## [OBJECTIVE]
Without including any pictures, write out the listing below exactly.

## [DATA LINES]
----

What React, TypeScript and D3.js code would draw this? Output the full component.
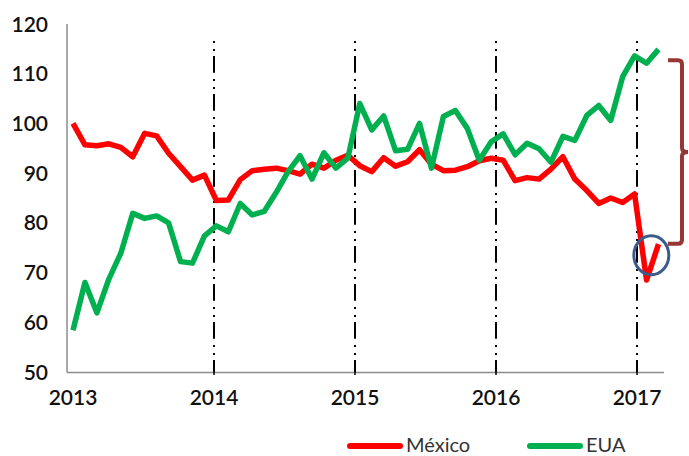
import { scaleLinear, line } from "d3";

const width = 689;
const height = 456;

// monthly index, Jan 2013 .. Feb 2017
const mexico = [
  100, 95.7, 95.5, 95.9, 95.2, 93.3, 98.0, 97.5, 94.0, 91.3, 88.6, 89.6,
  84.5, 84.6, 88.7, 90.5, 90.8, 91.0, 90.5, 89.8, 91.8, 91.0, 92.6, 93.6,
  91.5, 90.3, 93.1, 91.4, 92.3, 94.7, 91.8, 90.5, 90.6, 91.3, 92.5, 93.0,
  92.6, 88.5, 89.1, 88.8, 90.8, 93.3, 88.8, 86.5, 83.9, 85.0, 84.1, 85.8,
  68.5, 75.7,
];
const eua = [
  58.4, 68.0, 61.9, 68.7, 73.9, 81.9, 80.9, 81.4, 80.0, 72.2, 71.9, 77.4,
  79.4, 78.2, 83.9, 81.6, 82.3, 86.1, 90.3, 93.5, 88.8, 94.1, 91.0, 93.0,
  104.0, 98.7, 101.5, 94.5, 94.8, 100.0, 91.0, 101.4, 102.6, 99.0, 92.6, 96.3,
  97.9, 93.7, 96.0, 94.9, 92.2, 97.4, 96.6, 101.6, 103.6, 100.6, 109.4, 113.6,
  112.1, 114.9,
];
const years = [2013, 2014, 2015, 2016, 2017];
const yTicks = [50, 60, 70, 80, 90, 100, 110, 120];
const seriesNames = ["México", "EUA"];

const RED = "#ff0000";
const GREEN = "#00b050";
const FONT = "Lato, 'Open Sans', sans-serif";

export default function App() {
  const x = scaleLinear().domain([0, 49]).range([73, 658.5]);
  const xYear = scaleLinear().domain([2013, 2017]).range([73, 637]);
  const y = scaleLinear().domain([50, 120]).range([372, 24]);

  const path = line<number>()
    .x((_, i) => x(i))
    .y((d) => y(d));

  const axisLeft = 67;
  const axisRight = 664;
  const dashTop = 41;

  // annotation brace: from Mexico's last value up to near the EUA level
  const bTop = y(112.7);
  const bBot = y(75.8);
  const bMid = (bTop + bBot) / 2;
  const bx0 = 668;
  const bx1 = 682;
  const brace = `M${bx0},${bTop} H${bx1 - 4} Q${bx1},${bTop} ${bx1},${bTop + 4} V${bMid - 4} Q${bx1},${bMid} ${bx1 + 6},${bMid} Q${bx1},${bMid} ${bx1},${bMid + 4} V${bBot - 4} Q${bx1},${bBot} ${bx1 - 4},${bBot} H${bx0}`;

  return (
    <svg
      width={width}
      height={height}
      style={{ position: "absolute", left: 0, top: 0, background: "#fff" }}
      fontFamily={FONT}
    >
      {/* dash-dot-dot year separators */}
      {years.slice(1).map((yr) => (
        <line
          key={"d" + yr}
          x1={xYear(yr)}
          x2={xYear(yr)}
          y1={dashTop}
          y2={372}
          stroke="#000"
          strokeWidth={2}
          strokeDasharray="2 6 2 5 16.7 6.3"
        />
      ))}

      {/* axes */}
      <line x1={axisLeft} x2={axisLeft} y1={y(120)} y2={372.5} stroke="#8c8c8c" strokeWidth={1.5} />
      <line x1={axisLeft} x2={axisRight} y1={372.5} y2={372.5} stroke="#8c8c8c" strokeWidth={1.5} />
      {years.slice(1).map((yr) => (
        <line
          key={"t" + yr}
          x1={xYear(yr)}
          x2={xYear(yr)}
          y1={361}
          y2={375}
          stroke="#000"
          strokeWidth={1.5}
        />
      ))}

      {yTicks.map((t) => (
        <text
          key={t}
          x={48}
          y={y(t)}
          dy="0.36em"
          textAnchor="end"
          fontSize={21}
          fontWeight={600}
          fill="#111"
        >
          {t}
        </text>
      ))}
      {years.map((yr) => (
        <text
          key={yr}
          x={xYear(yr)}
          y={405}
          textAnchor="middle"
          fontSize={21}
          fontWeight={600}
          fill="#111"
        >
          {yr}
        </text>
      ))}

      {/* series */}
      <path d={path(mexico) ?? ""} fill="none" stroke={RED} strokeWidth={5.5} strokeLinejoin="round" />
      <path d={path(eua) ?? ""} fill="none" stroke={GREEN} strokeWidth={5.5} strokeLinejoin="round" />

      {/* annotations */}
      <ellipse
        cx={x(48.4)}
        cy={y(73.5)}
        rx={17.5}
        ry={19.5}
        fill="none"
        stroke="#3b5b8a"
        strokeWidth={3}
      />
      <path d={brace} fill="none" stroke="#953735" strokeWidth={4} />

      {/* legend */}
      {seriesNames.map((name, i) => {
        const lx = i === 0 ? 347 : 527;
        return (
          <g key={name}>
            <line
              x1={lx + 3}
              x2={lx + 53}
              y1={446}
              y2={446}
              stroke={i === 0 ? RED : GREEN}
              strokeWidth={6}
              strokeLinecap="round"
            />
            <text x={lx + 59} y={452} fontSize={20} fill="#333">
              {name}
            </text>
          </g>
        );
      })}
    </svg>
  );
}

----

## [OUTPUT BELOW]
What React, TypeScript and D3.js code would draw this? Output the full component.
import { scaleLinear, line } from "d3";

const width = 689;
const height = 456;

// monthly index, Jan 2013 .. Feb 2017
const mexico = [
  100, 95.7, 95.5, 95.9, 95.2, 93.3, 98.0, 97.5, 94.0, 91.3, 88.6, 89.6,
  84.5, 84.6, 88.7, 90.5, 90.8, 91.0, 90.5, 89.8, 91.8, 91.0, 92.6, 93.6,
  91.5, 90.3, 93.1, 91.4, 92.3, 94.7, 91.8, 90.5, 90.6, 91.3, 92.5, 93.0,
  92.6, 88.5, 89.1, 88.8, 90.8, 93.3, 88.8, 86.5, 83.9, 85.0, 84.1, 85.8,
  68.5, 75.7,
];
const eua = [
  58.4, 68.0, 61.9, 68.7, 73.9, 81.9, 80.9, 81.4, 80.0, 72.2, 71.9, 77.4,
  79.4, 78.2, 83.9, 81.6, 82.3, 86.1, 90.3, 93.5, 88.8, 94.1, 91.0, 93.0,
  104.0, 98.7, 101.5, 94.5, 94.8, 100.0, 91.0, 101.4, 102.6, 99.0, 92.6, 96.3,
  97.9, 93.7, 96.0, 94.9, 92.2, 97.4, 96.6, 101.6, 103.6, 100.6, 109.4, 113.6,
  112.1, 114.9,
];
const years = [2013, 2014, 2015, 2016, 2017];
const yTicks = [50, 60, 70, 80, 90, 100, 110, 120];
const seriesNames = ["México", "EUA"];

const RED = "#ff0000";
const GREEN = "#00b050";
const FONT = "Lato, 'Open Sans', sans-serif";

export default function App() {
  const x = scaleLinear().domain([0, 49]).range([73, 658.5]);
  const xYear = scaleLinear().domain([2013, 2017]).range([73, 637]);
  const y = scaleLinear().domain([50, 120]).range([372, 24]);

  const path = line<number>()
    .x((_, i) => x(i))
    .y((d) => y(d));

  const axisLeft = 67;
  const axisRight = 664;
  const dashTop = 41;

  // annotation brace: from Mexico's last value up to near the EUA level
  const bTop = y(112.7);
  const bBot = y(75.8);
  const bMid = (bTop + bBot) / 2;
  const bx0 = 668;
  const bx1 = 682;
  const brace = `M${bx0},${bTop} H${bx1 - 4} Q${bx1},${bTop} ${bx1},${bTop + 4} V${bMid - 4} Q${bx1},${bMid} ${bx1 + 6},${bMid} Q${bx1},${bMid} ${bx1},${bMid + 4} V${bBot - 4} Q${bx1},${bBot} ${bx1 - 4},${bBot} H${bx0}`;

  return (
    <svg
      width={width}
      height={height}
      style={{ position: "absolute", left: 0, top: 0, background: "#fff" }}
      fontFamily={FONT}
    >
      {/* dash-dot-dot year separators */}
      {years.slice(1).map((yr) => (
        <line
          key={"d" + yr}
          x1={xYear(yr)}
          x2={xYear(yr)}
          y1={dashTop}
          y2={372}
          stroke="#000"
          strokeWidth={2}
          strokeDasharray="2 6 2 5 16.7 6.3"
        />
      ))}

      {/* axes */}
      <line x1={axisLeft} x2={axisLeft} y1={y(120)} y2={372.5} stroke="#8c8c8c" strokeWidth={1.5} />
      <line x1={axisLeft} x2={axisRight} y1={372.5} y2={372.5} stroke="#8c8c8c" strokeWidth={1.5} />
      {years.slice(1).map((yr) => (
        <line
          key={"t" + yr}
          x1={xYear(yr)}
          x2={xYear(yr)}
          y1={361}
          y2={375}
          stroke="#000"
          strokeWidth={1.5}
        />
      ))}

      {yTicks.map((t) => (
        <text
          key={t}
          x={48}
          y={y(t)}
          dy="0.36em"
          textAnchor="end"
          fontSize={21}
          fontWeight={600}
          fill="#111"
        >
          {t}
        </text>
      ))}
      {years.map((yr) => (
        <text
          key={yr}
          x={xYear(yr)}
          y={405}
          textAnchor="middle"
          fontSize={21}
          fontWeight={600}
          fill="#111"
        >
          {yr}
        </text>
      ))}

      {/* series */}
      <path d={path(mexico) ?? ""} fill="none" stroke={RED} strokeWidth={5.5} strokeLinejoin="round" />
      <path d={path(eua) ?? ""} fill="none" stroke={GREEN} strokeWidth={5.5} strokeLinejoin="round" />

      {/* annotations */}
      <ellipse
        cx={x(48.4)}
        cy={y(73.5)}
        rx={17.5}
        ry={19.5}
        fill="none"
        stroke="#3b5b8a"
        strokeWidth={3}
      />
      <path d={brace} fill="none" stroke="#953735" strokeWidth={4} />

      {/* legend */}
      {seriesNames.map((name, i) => {
        const lx = i === 0 ? 347 : 527;
        return (
          <g key={name}>
            <line
              x1={lx + 3}
              x2={lx + 53}
              y1={446}
              y2={446}
              stroke={i === 0 ? RED : GREEN}
              strokeWidth={6}
              strokeLinecap="round"
            />
            <text x={lx + 59} y={452} fontSize={20} fill="#333">
              {name}
            </text>
          </g>
        );
      })}
    </svg>
  );
}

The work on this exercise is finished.